[Begin]

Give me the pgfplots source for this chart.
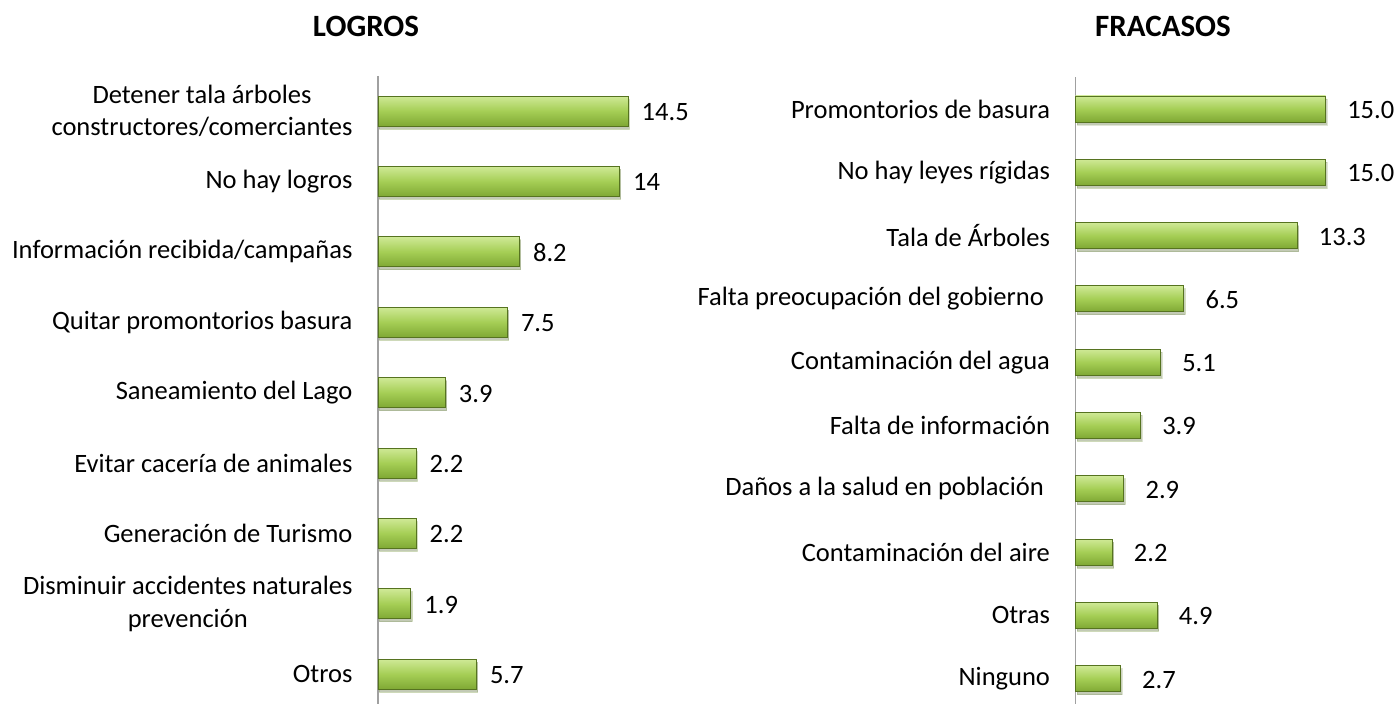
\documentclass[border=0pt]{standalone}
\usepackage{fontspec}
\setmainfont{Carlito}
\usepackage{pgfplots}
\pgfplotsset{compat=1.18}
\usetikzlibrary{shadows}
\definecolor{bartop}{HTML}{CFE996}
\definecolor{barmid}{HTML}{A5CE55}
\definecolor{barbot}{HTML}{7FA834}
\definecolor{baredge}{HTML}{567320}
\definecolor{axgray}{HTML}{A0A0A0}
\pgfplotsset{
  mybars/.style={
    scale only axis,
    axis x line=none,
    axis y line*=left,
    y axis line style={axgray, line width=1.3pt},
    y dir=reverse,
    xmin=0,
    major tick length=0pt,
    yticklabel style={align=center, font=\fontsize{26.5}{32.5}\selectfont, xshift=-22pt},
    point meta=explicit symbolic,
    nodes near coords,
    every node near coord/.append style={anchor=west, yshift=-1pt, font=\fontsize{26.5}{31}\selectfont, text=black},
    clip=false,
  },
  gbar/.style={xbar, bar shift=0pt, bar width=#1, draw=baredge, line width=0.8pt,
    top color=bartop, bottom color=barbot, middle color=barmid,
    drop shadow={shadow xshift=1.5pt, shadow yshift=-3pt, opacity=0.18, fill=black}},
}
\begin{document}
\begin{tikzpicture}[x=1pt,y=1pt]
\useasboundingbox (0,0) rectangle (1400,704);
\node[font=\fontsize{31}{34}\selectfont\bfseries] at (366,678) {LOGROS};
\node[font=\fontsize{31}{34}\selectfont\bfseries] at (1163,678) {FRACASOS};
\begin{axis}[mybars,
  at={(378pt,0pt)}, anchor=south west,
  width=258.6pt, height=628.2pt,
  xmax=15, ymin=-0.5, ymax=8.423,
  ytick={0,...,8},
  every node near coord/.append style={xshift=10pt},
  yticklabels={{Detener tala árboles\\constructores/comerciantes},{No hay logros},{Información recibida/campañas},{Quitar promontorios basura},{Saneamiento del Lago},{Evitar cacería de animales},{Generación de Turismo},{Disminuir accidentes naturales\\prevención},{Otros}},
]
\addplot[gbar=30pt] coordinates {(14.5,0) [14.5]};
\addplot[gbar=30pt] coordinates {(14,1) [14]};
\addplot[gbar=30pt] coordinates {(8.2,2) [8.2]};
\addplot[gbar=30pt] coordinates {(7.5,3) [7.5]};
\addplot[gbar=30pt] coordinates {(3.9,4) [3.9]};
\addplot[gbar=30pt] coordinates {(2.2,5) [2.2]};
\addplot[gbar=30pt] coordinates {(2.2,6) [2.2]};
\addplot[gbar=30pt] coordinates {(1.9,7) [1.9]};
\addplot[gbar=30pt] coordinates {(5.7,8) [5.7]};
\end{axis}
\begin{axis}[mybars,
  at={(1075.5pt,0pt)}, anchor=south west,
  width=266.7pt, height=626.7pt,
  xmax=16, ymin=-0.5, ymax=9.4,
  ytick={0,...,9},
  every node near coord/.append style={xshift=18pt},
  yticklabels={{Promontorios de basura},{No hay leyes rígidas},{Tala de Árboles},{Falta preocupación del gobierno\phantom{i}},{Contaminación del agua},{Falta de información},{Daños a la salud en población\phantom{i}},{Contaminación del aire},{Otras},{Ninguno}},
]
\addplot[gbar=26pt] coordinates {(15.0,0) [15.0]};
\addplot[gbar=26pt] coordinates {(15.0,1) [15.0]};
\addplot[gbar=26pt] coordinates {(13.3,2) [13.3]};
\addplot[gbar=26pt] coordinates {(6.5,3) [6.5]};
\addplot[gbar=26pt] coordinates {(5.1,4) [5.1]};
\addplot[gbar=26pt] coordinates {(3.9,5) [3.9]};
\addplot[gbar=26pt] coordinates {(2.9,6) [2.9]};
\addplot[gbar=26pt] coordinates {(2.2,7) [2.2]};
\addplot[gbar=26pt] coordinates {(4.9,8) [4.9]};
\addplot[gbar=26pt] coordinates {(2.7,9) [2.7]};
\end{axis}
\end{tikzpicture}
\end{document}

[End]

> _What to do_
Reproduce the data above in full, exactly as it is, with the pictures left out.

> _Completed exercise_
Give me the pgfplots source for this chart.
\documentclass[border=0pt]{standalone}
\usepackage{fontspec}
\setmainfont{Carlito}
\usepackage{pgfplots}
\pgfplotsset{compat=1.18}
\usetikzlibrary{shadows}
\definecolor{bartop}{HTML}{CFE996}
\definecolor{barmid}{HTML}{A5CE55}
\definecolor{barbot}{HTML}{7FA834}
\definecolor{baredge}{HTML}{567320}
\definecolor{axgray}{HTML}{A0A0A0}
\pgfplotsset{
  mybars/.style={
    scale only axis,
    axis x line=none,
    axis y line*=left,
    y axis line style={axgray, line width=1.3pt},
    y dir=reverse,
    xmin=0,
    major tick length=0pt,
    yticklabel style={align=center, font=\fontsize{26.5}{32.5}\selectfont, xshift=-22pt},
    point meta=explicit symbolic,
    nodes near coords,
    every node near coord/.append style={anchor=west, yshift=-1pt, font=\fontsize{26.5}{31}\selectfont, text=black},
    clip=false,
  },
  gbar/.style={xbar, bar shift=0pt, bar width=#1, draw=baredge, line width=0.8pt,
    top color=bartop, bottom color=barbot, middle color=barmid,
    drop shadow={shadow xshift=1.5pt, shadow yshift=-3pt, opacity=0.18, fill=black}},
}
\begin{document}
\begin{tikzpicture}[x=1pt,y=1pt]
\useasboundingbox (0,0) rectangle (1400,704);
\node[font=\fontsize{31}{34}\selectfont\bfseries] at (366,678) {LOGROS};
\node[font=\fontsize{31}{34}\selectfont\bfseries] at (1163,678) {FRACASOS};
\begin{axis}[mybars,
  at={(378pt,0pt)}, anchor=south west,
  width=258.6pt, height=628.2pt,
  xmax=15, ymin=-0.5, ymax=8.423,
  ytick={0,...,8},
  every node near coord/.append style={xshift=10pt},
  yticklabels={{Detener tala árboles\\constructores/comerciantes},{No hay logros},{Información recibida/campañas},{Quitar promontorios basura},{Saneamiento del Lago},{Evitar cacería de animales},{Generación de Turismo},{Disminuir accidentes naturales\\prevención},{Otros}},
]
\addplot[gbar=30pt] coordinates {(14.5,0) [14.5]};
\addplot[gbar=30pt] coordinates {(14,1) [14]};
\addplot[gbar=30pt] coordinates {(8.2,2) [8.2]};
\addplot[gbar=30pt] coordinates {(7.5,3) [7.5]};
\addplot[gbar=30pt] coordinates {(3.9,4) [3.9]};
\addplot[gbar=30pt] coordinates {(2.2,5) [2.2]};
\addplot[gbar=30pt] coordinates {(2.2,6) [2.2]};
\addplot[gbar=30pt] coordinates {(1.9,7) [1.9]};
\addplot[gbar=30pt] coordinates {(5.7,8) [5.7]};
\end{axis}
\begin{axis}[mybars,
  at={(1075.5pt,0pt)}, anchor=south west,
  width=266.7pt, height=626.7pt,
  xmax=16, ymin=-0.5, ymax=9.4,
  ytick={0,...,9},
  every node near coord/.append style={xshift=18pt},
  yticklabels={{Promontorios de basura},{No hay leyes rígidas},{Tala de Árboles},{Falta preocupación del gobierno\phantom{i}},{Contaminación del agua},{Falta de información},{Daños a la salud en población\phantom{i}},{Contaminación del aire},{Otras},{Ninguno}},
]
\addplot[gbar=26pt] coordinates {(15.0,0) [15.0]};
\addplot[gbar=26pt] coordinates {(15.0,1) [15.0]};
\addplot[gbar=26pt] coordinates {(13.3,2) [13.3]};
\addplot[gbar=26pt] coordinates {(6.5,3) [6.5]};
\addplot[gbar=26pt] coordinates {(5.1,4) [5.1]};
\addplot[gbar=26pt] coordinates {(3.9,5) [3.9]};
\addplot[gbar=26pt] coordinates {(2.9,6) [2.9]};
\addplot[gbar=26pt] coordinates {(2.2,7) [2.2]};
\addplot[gbar=26pt] coordinates {(4.9,8) [4.9]};
\addplot[gbar=26pt] coordinates {(2.7,9) [2.7]};
\end{axis}
\end{tikzpicture}
\end{document}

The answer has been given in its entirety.